Lars Danielsson’s previous album on ACT, Libera Me, was an ambitious, large-scale project involving the Danish Radio Concert Orchestra. The music was lush, and so was the SACD 5.1-channel surround sound. Pasodoble is the opposite: a duo album in the standard CD format that is about intimacy, minimalism and lyric distillation.
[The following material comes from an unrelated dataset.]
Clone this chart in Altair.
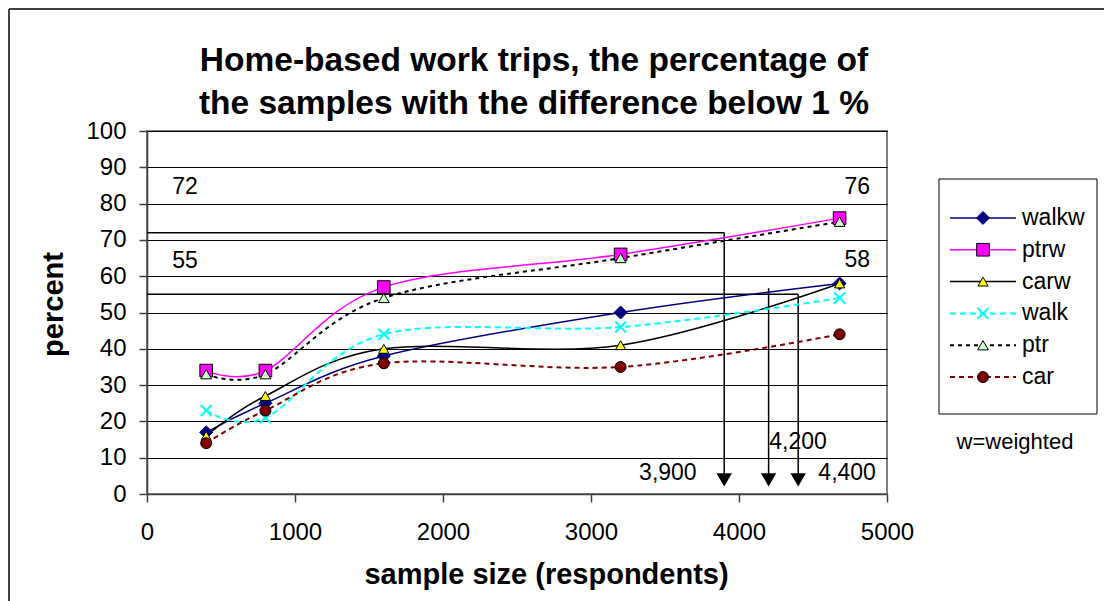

Yet both recordings demonstrate that Danielsson, from Sweden, is one of the most poetically expressive bassists in jazz. Leszek Mozdzer, from Poland, is an ideal partner for him. Like so many European jazz pianists, Mozdzer is classically trained, came to jazz relatively late (at 18), and has embraced the freedom of improvisation with the discipline of an artist who instinctively gravitates toward form. Together, they make subtle, fervent music, commingling their separate strands of details (Mozdzer’s bright, Danielsson’s dark but clear) into delicate designs.
The program is 13 originals and one traditional folksong, the achingly sad “Eja Mitt Hjärta.” All eight of Danielsson’s contributions, in their etched motivic inevitability, are essentially new Swedish folk songs. “Daughter’s Joy” is exquisite: pure emotion as melody. Mozdzer’s tunes are often higher velocity, for contrast (e.g., “Hydrospeed”). But wherever the pieces start, the fascination of Pasodoble is in hearing how these two players spontaneously, interactively, gracefully elaborate them.